What exactly are married people thinking when they start an affair?
I don't mean, "Whoa, I'm finally gonna get laid! That hasn't happened in years!". I mean, how exactly do they see things ending when you start boning your secretary? (I'll take the perspective of the man, but the point is the same)
In some ways, boning a hooker is more understandable in practical terms. It's also despicable and repugnant, but within the mindset of someone completely callous to other people's feelings, I can see how they figure they can get away with it. You're away on business, you find some prostitute for one night only, you don't end up with the clap, and you tell yourself you'll never do it again and your wife won't find out. The latter part might be true, the former part probably isn't.
But what about when you set out on an ongoing affair with someone?
As far as I can see it, there are no good endings to that story.
And that should be obvious to the people involved even before they begin.
But apparently it isn't, at least judging by how often they do it.
The first point to note is that as the length of the affair increases, the probability that your wife will eventually find out converges to 1. The chances that you'll slip up somehow, or get inadvertently found out through some voicemail, missed call, something, are too high.

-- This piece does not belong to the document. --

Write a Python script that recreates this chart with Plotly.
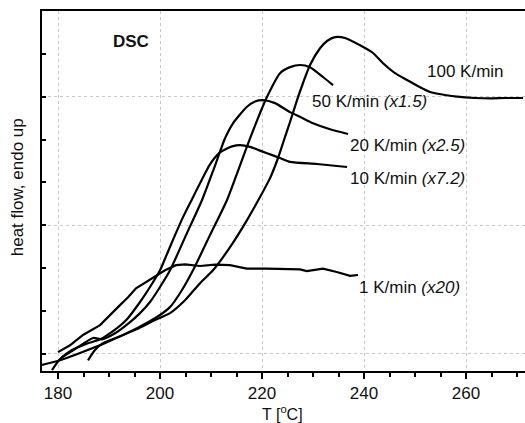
import plotly.graph_objects as go

# ---- data (T in °C, heat flow in arbitrary units, endo up) ----
T_1K = [180.0, 182.35, 184.90, 188.24, 191.76, 193.73, 195.29, 198.04, 200.98, 203.14, 204.90, 207.84,
        210.78, 213.73, 217.0, 220.92, 224.51, 227.45, 228.76, 231.96, 234.65, 237.25, 238.82]
Q_1K = [0.04, 0.20, 0.44, 0.67, 1.09, 1.32, 1.53, 1.74, 1.95, 2.07, 2.09, 2.05,
        2.08, 2.07, 1.99, 1.99, 1.98, 1.97, 1.93, 1.99, 1.91, 1.82, 1.84]

T_10K = [178.82, 180.39, 182.75, 185.49, 188.24, 190.98, 193.53, 196.08, 198.04, 200.0, 201.37, 202.94,
         204.51, 206.27, 207.84, 208.82, 209.80, 210.78, 211.76, 212.75, 214.12, 215.69, 217.65, 219.22,
         220.98, 223.53, 225.49, 230.78, 236.67]
Q_10K = [-0.38, -0.12, 0.09, 0.23, 0.34, 0.55, 0.81, 1.21, 1.56, 1.95, 2.33, 2.77,
         3.19, 3.61, 3.98, 4.21, 4.42, 4.58, 4.70, 4.77, 4.84, 4.87, 4.83, 4.76,
         4.68, 4.57, 4.48, 4.43, 4.36]

T_20K = [180.78, 183.33, 186.86, 188.63, 191.18, 194.12, 196.08, 198.04, 200.0, 201.96, 205.10, 208.24,
         210.59, 212.75, 214.31, 217.0, 218.63, 220.20, 222.55, 225.49, 227.45, 230.0, 233.33, 236.86]
Q_20K = [-0.08, 0.11, 0.37, 0.34, 0.48, 0.74, 0.95, 1.21, 1.56, 1.95, 2.77, 3.59,
         4.33, 5.03, 5.38, 5.76, 5.89, 5.92, 5.85, 5.64, 5.53, 5.38, 5.24, 5.13]

T_50K = [176.86, 180.39, 184.31, 189.61, 195.49, 199.02, 201.96, 204.31, 206.47, 209.80, 213.14, 215.69,
         217.65, 219.61, 220.98, 223.53, 225.49, 227.45, 229.41, 231.96, 233.92]
Q_50K = [-0.26, -0.15, 0.02, 0.27, 0.60, 0.83, 1.09, 1.49, 1.95, 2.77, 3.59, 4.40,
         5.03, 5.62, 6.00, 6.55, 6.69, 6.74, 6.69, 6.46, 6.27]

T_100K = [185.88, 187.25, 188.82, 192.16, 195.49, 199.02, 201.96, 204.90, 207.84, 210.39, 213.73, 217.06,
          219.61, 221.57, 223.14, 224.31, 225.49, 226.86, 228.04, 229.41, 231.37, 232.75, 234.31, 236.27,
          239.22, 241.76, 243.73, 246.08, 248.43, 250.98, 252.94, 255.88, 258.24, 261.76, 264.71, 267.65,
          271.18]
Q_100K = [-0.15, 0.09, 0.25, 0.41, 0.58, 0.79, 0.95, 1.25, 1.65, 1.95, 2.49, 3.12,
          3.66, 4.10, 4.57, 4.99, 5.41, 5.92, 6.32, 6.74, 7.13, 7.30, 7.39, 7.37,
          7.20, 7.02, 6.78, 6.55, 6.39, 6.22, 6.11, 6.04, 6.00, 5.97, 5.96, 5.97,
          5.97]

curve_labels = ["100 K/min", "50 K/min <i>(x1.5)</i>", "20 K/min <i>(x2.5)</i>",
                "10 K/min <i>(x7.2)</i>", "1 K/min <i>(x20)</i>"]
label_T = [251.9, 229.4, 236.9, 236.9, 238.6]
label_Q = [6.60, 5.88, 4.87, 4.10, 1.56]

x_ticks = [180, 200, 220, 240, 260]

FONT = "Liberation Sans, Arial, sans-serif"

fig = go.Figure()
for T, Q, shape in [(T_1K, Q_1K, "linear"), (T_10K, Q_10K, "spline"), (T_20K, Q_20K, "spline"),
                    (T_50K, Q_50K, "spline"), (T_100K, Q_100K, "spline")]:
    fig.add_trace(go.Scatter(x=T, y=Q, mode="lines",
                             line=dict(color="black", width=2.2, shape=shape, smoothing=0.6),
                             showlegend=False, hoverinfo="skip"))

for txt, tx, ty in zip(curve_labels, label_T, label_Q):
    fig.add_annotation(x=tx, y=ty, text=txt, showarrow=False, xanchor="left", yanchor="middle",
                       font=dict(family=FONT, size=17, color="#111"))

fig.add_annotation(x=190.3, y=7.30, text="<b>DSC</b>", showarrow=False, xanchor="left",
                   yanchor="middle", font=dict(family=FONT, size=17, color="#111"))

# axis titles
fig.add_annotation(xref="paper", yref="paper", x=0.498, y=-0.118, text="T [<sup>o</sup>C]",
                   showarrow=False, xanchor="center", yanchor="middle",
                   font=dict(family=FONT, size=16, color="#111"))
fig.add_annotation(xref="paper", yref="paper", x=-0.05, y=0.51, text="heat flow, endo up",
                   showarrow=False, textangle=-90, xanchor="center", yanchor="middle",
                   font=dict(family=FONT, size=17, color="#111"))

fig.update_xaxes(range=[176.86, 271.56], tickmode="array", tickvals=x_ticks,
                 ticktext=[str(v) for v in x_ticks],
                 showline=True, linecolor="black", linewidth=2, mirror=True,
                 ticks="outside", ticklen=6, tickwidth=2, tickcolor="black",
                 showgrid=True, gridcolor="#c8c8c8", gridwidth=1, griddash="dot",
                 zeroline=False,
                 minor=dict(dtick=5, tick0=180, ticks="outside", ticklen=4, tickwidth=2,
                            tickcolor="black", showgrid=False),
                 tickfont=dict(family=FONT, size=17, color="#111"))
fig.update_yaxes(range=[-0.4, 8.0], tick0=0, dtick=3, showticklabels=False,
                 showline=True, linecolor="black", linewidth=2, mirror=False,
                 ticks="inside", ticklen=4, tickwidth=2, tickcolor="black",
                 showgrid=True, gridcolor="#c8c8c8", gridwidth=1, griddash="dot",
                 zeroline=False,
                 minor=dict(dtick=1, tick0=0, ticks="inside", ticklen=4, tickwidth=2,
                            tickcolor="black", showgrid=False))

fig.update_layout(width=525, height=423, margin=dict(l=42, r=0, t=11, b=52),
                  plot_bgcolor="white", paper_bgcolor="white")

fig.write_html("out.html", config={"displayModeBar": False},
               post_script="document.body.style.margin='0';document.body.style.overflow='hidden';")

And when that happens, the results are as predictable as they are horrible. Hurtful recriminations, your children hate you for ever. Most likely you get divorced, the courts take two thirds of your money, you try to justify why you're not actually an asshole. Best case scenario, the secretary becomes wife #2, and you're much poorer.
Alternative best case scenario, your wife forgives you but the relationship never quite recovers, you break things off with the secretary who now hates you too, and you have to live with the hurt you've inflicted on your loved ones.
If you want out of the marriage, aren't you better off doing that up-front?
I can think of maybe two explanations.
The first, less likely, is that the person has effectively made up their mind they want a divorce, they don't care about their wife's feelings, but they need some alternative female figure there for certain before they're willing to cut the cord. Seems like a very costly way to go about it (for both you and them), but it's at least internally consistent if your have a huge risk aversion, a complete lack consideration for your wife, and an underlying fear of abandonment.
The second, and I think more likely explanation, is just that they actively avoid thinking about the question. They focus on managing the immediate part (don't let wife find out, lead on secretary that you might leave your wife eventually but keep expectations reasonable) and don't think about the long-run. When these thoughts creep in, convince yourself that it will work out somehow, even if all the options are in front of you and they're all bad. Hyperbolic discounting takes care of the rest.
Never underestimate the ability of people to live in denial about the eventual outcome of their poor choices.